Premiering at SXSW this year, 7 Chinese Brothers picked up mixed reviews. It relies heavily on the quirky humour of Schwartzman, whose particular brand of unflappable greasiness is perfectly suited to the film’s pace as it moves through a series of go-nowhere encounters that build into an overarching existential crisis.
It’s blueprint many will recognise from 90s slacker films (think: Mallrats, Clerks and, of course, Richard Linklater’s Slacker) that trade heavily on the audience’s investment in the underachiever’s character arc; starting out as the kind of loser we merely sympathise with, to become the kind of loser we identify with. In the case of Larry, Schwartzman’s a pleasure to watch, especially for his panache with deadpan, and his devotees will get plenty from this performance.
But Larry’s loveable loser shtick grows tiresome when it’s clear that the arc is going nowhere. Sure, he makes the most of a dead end job vacuuming cars by being his workplace clown, and to his credit he is even-keel enough that he doesn’t seem to mind that things never go his way. But eventually even the comedy feels like a series of missed opportunities and narrative cul de sacs – in one glimmer of hope that it might be driving at something, Larry has an almost aggressive, but actually quite polite altercation with a recently graduated vet and there is a moment of recognition that they might have something in common (Arrow) and that something might happen (it doesn’t).
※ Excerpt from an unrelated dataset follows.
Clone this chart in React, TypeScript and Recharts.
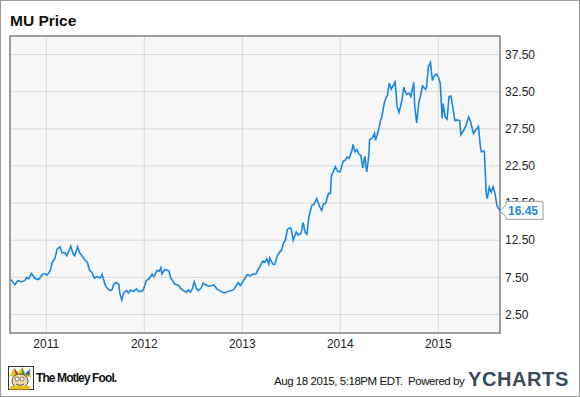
import React from 'react';
import { LineChart, Line, XAxis, YAxis, CartesianGrid, ReferenceArea } from 'recharts';

// dates as fractional years, prices in USD
const dates = [
  2010.64, 2010.68, 2010.71, 2010.75, 2010.78, 2010.8, 2010.82, 2010.85, 2010.88, 2010.91,
  2010.93, 2010.96, 2010.98, 2011.01, 2011.04, 2011.06, 2011.09, 2011.11, 2011.14, 2011.16,
  2011.19, 2011.21, 2011.25, 2011.27, 2011.29, 2011.32, 2011.34, 2011.36, 2011.39, 2011.42,
  2011.44, 2011.47, 2011.49, 2011.52, 2011.55, 2011.57, 2011.6, 2011.62, 2011.65, 2011.67,
  2011.69, 2011.71, 2011.74, 2011.75, 2011.77, 2011.79, 2011.82, 2011.84, 2011.86, 2011.89,
  2011.92, 2011.94, 2011.97, 2011.99, 2012.02, 2012.05, 2012.08, 2012.1, 2012.13, 2012.15,
  2012.17, 2012.18, 2012.21, 2012.25, 2012.27, 2012.29, 2012.31, 2012.35, 2012.37, 2012.4,
  2012.43, 2012.45, 2012.47, 2012.49, 2012.51, 2012.53, 2012.55, 2012.58, 2012.6, 2012.64,
  2012.66, 2012.69, 2012.71, 2012.74, 2012.77, 2012.8, 2012.82, 2012.85, 2012.87, 2012.91,
  2012.94, 2012.96, 2012.98, 2013.0, 2013.03, 2013.05, 2013.08, 2013.11, 2013.14, 2013.16,
  2013.19, 2013.21, 2013.23, 2013.25, 2013.27, 2013.28, 2013.31, 2013.33, 2013.36, 2013.39,
  2013.4, 2013.42, 2013.44, 2013.46, 2013.49, 2013.5, 2013.52, 2013.55, 2013.57, 2013.6,
  2013.62, 2013.64, 2013.66, 2013.68, 2013.71, 2013.73, 2013.76, 2013.79, 2013.81, 2013.83,
  2013.85, 2013.88, 2013.9, 2013.91, 2013.95, 2013.97, 2014.0, 2014.03, 2014.05, 2014.07,
  2014.09, 2014.12, 2014.13, 2014.15, 2014.17, 2014.19, 2014.21, 2014.23, 2014.25, 2014.27,
  2014.29, 2014.3, 2014.33, 2014.35, 2014.36, 2014.39, 2014.41, 2014.42, 2014.45, 2014.47,
  2014.48, 2014.5, 2014.52, 2014.54, 2014.56, 2014.58, 2014.6, 2014.63, 2014.65, 2014.66,
  2014.68, 2014.7, 2014.72, 2014.75, 2014.76, 2014.78, 2014.8, 2014.82, 2014.84, 2014.87,
  2014.88, 2014.9, 2014.92, 2014.94, 2014.96, 2014.98, 2015.0, 2015.02, 2015.04, 2015.05,
  2015.07, 2015.09, 2015.11, 2015.13, 2015.15, 2015.17, 2015.19, 2015.22, 2015.23, 2015.26,
  2015.28, 2015.31, 2015.33, 2015.36, 2015.38, 2015.41, 2015.43, 2015.44, 2015.47, 2015.49,
  2015.5, 2015.52, 2015.54, 2015.56, 2015.58, 2015.6, 2015.63,
];

const prices = [
  7.2, 6.5, 7.05, 6.9, 7.05, 7.5, 7.3, 8.0, 7.4, 7.2,
  7.3, 7.9, 8.0, 7.8, 8.4, 9.5, 10.1, 11.3, 11.6, 10.8,
  10.8, 10.4, 11.7, 10.8, 10.4, 11.6, 10.8, 10.5, 9.9, 9.5,
  8.5, 8.1, 7.4, 7.6, 7.4, 7.9, 6.5, 6.05, 5.7, 5.8,
  6.6, 6.8, 6.6, 5.4, 4.45, 5.4, 5.7, 5.4, 5.8, 5.6,
  5.95, 5.6, 5.6, 5.8, 7.05, 7.3, 7.9, 7.6, 8.4, 8.3,
  8.8, 7.95, 8.55, 8.4, 7.4, 7.05, 6.6, 6.4, 6.05, 5.7,
  5.5, 5.8, 5.5, 5.95, 6.9, 6.05, 5.7, 6.05, 6.7, 6.4,
  6.3, 6.4, 6.5, 5.95, 5.7, 5.5, 5.4, 5.6, 5.65, 5.8,
  6.4, 6.8, 6.4, 6.8, 7.4, 7.85, 7.7, 7.95, 7.95, 8.5,
  9.2, 9.7, 9.55, 10.0, 9.3, 10.1, 9.3, 9.2, 10.45, 11.05,
  11.1, 12.1, 12.5, 13.95, 14.2, 13.95, 12.5, 13.6, 13.2, 13.4,
  14.9, 13.6, 13.3, 15.7, 17.2, 17.3, 18.1, 17.0, 16.5, 17.4,
  17.45, 18.8, 18.8, 21.2, 22.4, 21.8, 21.7, 23.15, 23.25, 23.7,
  23.5, 24.6, 25.4, 24.4, 24.7, 24.1, 23.9, 22.25, 23.8, 21.7,
  23.7, 26.05, 26.3, 26.9, 25.95, 27.3, 28.6, 28.9, 31.0, 31.8,
  31.9, 33.65, 32.85, 33.3, 33.8, 30.5, 29.7, 31.4, 33.1, 32.6,
  32.1, 32.3, 31.85, 33.75, 30.5, 28.3, 30.9, 32.05, 33.3, 32.8,
  33.1, 35.9, 36.45, 34.0, 34.65, 34.9, 34.5, 33.65, 28.9, 30.9,
  29.1, 28.8, 31.85, 31.9, 30.3, 28.6, 28.7, 28.6, 26.7, 27.3,
  27.85, 29.1, 28.45, 26.85, 27.3, 27.8, 25.05, 24.4, 24.5, 18.7,
  18.1, 19.6, 18.95, 19.7, 18.7, 17.1, 16.45,
];

const yearTicks = [2011, 2012, 2013, 2014, 2015];
const priceTicks = [2.5, 7.5, 12.5, 17.5, 22.5, 27.5, 32.5, 37.5];
const xDomain = [2010.63, 2015.63];
const yDomain = [0, 40];

const data = dates.map((d, i) => ({ t: d, price: prices[i] }));

const FONT = '"Liberation Sans", Arial, sans-serif';
const BLUE = '#1a87e4';

// callout box on the last value
const LastLabel = (props: any) => {
  const { x, y, index, value } = props;
  if (index !== data.length - 1) return null;
  const bx = x + 6;
  return (
    <g>
      <path
        d={`M${x},${y} L${bx},${y - 6} L${bx},${y - 9.5} L${bx + 37},${y - 9.5} L${bx + 37},${y + 8.5} L${bx},${y + 8.5} L${bx},${y + 6} Z`}
        fill="#fff"
        stroke="#999"
        strokeWidth={1}
      />
      <text x={bx + 2} y={y + 4} fill={BLUE} fontSize={12} fontWeight="bold" fontFamily={FONT}>
        {Number(value).toFixed(2)}
      </text>
    </g>
  );
};

const FoolLogo = () => (
  <svg width={26} height={24} viewBox="0 0 26 24">
    <rect x={0.5} y={0.5} width={25} height={23} fill="#fff" stroke="#333" />
    <path d="M2,10 L6,2 L10,7 L14,1 L17,8 L22,3 L23,11 Z" fill="#e8c21c" />
    <path d="M6,2 L10,7 L8,9 Z" fill="#d42a2a" />
    <path d="M14,1 L17,8 L14,9 Z" fill="#2a9a3a" />
    <path d="M17,8 L22,3 L21,10 Z" fill="#2a62c4" />
    <ellipse cx={12} cy={15} rx={8} ry={7} fill="#f3d9a8" stroke="#333" strokeWidth={0.8} />
    <circle cx={9} cy={13} r={2} fill="#fff" stroke="#333" strokeWidth={0.6} />
    <circle cx={14} cy={13} r={2} fill="#fff" stroke="#333" strokeWidth={0.6} />
    <path d="M8,18 Q12,21 16,18" fill="none" stroke="#333" strokeWidth={0.8} />
    <rect x={2} y={20} width={20} height={3.5} fill="#e8c21c" />
  </svg>
);

export default function App() {
  return (
    <div
      style={{
        position: 'fixed',
        left: 0,
        top: 0,
        width: 580,
        height: 397,
        background: '#fff',
        fontFamily: FONT,
        overflow: 'hidden',
      }}
    >
      <div
        style={{
          position: 'absolute',
          left: 10,
          top: 12,
          fontSize: 15.5,
          fontWeight: 'bold',
          color: '#111',
        }}
      >
        MU Price
      </div>

      <div style={{ position: 'absolute', left: 0, top: 0 }}>
        <LineChart
          width={580}
          height={397}
          data={data}
          margin={{ top: 36, right: 10, bottom: 34, left: 10 }}
        >
          <CartesianGrid
            stroke="#d8d8d8"
            strokeWidth={1}
            fill="#f7f7f7"
            horizontalValues={priceTicks}
            verticalValues={yearTicks}
          />
          <ReferenceArea
            x1={xDomain[0]}
            x2={xDomain[1]}
            y1={yDomain[0]}
            y2={yDomain[1]}
            fill="none"
            stroke="#808080"
            strokeWidth={1.5}
            ifOverflow="visible"
          />
          <XAxis
            dataKey="t"
            type="number"
            domain={xDomain}
            ticks={yearTicks}
            height={30}
            axisLine={false}
            tickLine={false}
            tickSize={0}
            tickMargin={6}
            tick={{ fill: '#222', fontSize: 12, fontFamily: FONT }}
            allowDataOverflow
          />
          <YAxis
            orientation="right"
            type="number"
            domain={yDomain}
            ticks={priceTicks}
            width={70}
            axisLine={false}
            tickLine={false}
            tickSize={0}
            tickMargin={5}
            tickFormatter={(v: number) => v.toFixed(2)}
            tick={{ fill: '#222', fontSize: 12, fontFamily: FONT, textAnchor: 'start' }}
            allowDataOverflow
          />
          <Line
            type="linear"
            dataKey="price"
            stroke={BLUE}
            strokeWidth={1.6}
            dot={false}
            isAnimationActive={false}
            label={<LastLabel />}
          />
        </LineChart>
      </div>

      <div style={{ position: 'absolute', left: 8, top: 366 }}>
        <FoolLogo />
      </div>
      <div
        style={{
          position: 'absolute',
          left: 36,
          top: 371,
          fontSize: 12,
          fontWeight: 'bold',
          color: '#111',
          letterSpacing: -0.9,
          whiteSpace: 'nowrap',
        }}
      >
        The Motley Fool.
      </div>
      <div
        style={{
          position: 'absolute',
          left: 274,
          top: 375,
          fontSize: 11.5,
          color: '#111',
          letterSpacing: -0.45,
          whiteSpace: 'nowrap',
        }}
      >
        Aug 18 2015, 5:18PM EDT.&nbsp; Powered by
      </div>
      <div
        style={{
          position: 'absolute',
          left: 468,
          top: 368,
          fontSize: 20,
          fontWeight: 'bold',
          color: '#3a4a5a',
          letterSpacing: 0.6,
        }}
      >
        YCHARTS
      </div>

      <div
        style={{
          position: 'absolute',
          left: 0,
          top: 0,
          width: 580,
          height: 397,
          boxSizing: 'border-box',
          border: '1.5px solid #9a9a9a',
          pointerEvents: 'none',
        }}
      />
    </div>
  );
}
Much of the comedy feels like off-the-cuff material from Schwartzman, the spontaneity of which would have worked in the film’s favour if it didn’t also feel like he was simply working the volume angle, throwing plenty of material at a wall and hoping at least some of it will stick; very little of it does and eventually we stop caring anyway. And a seemingly endless supply of non-sequiturs give the impression that someone couldn’t be bothered developing the ideas, or at least editing them out in post production (a scene in which Larry considers that dogs have knees is a particularly banal thought bubble).
Sure, that’s the domain of the slacker – to ruminate, in their complete and utter absence, on the pursuits of the ambitious closely enough to make them appear ridiculous, usually while drunk or stoned – and approaching the film in this spirit will definitely help some. And you could perhaps even argue that beneath all that disinterested nihilism, Larry’s a sensitive soul who doesn’t need ambition to be happy. Larry has a lot of trouble relating meaningfully with people; that’s fine. But ultimately, the character is unable to connect with the audience, and what’s meant to be simpatico just ends up being kind of annoying. There’s a difference between a character who, over the course of their arc, makes a case for wanting less for themselves than we want for them – that’s challenging to an audience. But a character whose inner life is not even discernable to his audience? That’s not slacker. That’s just lazy.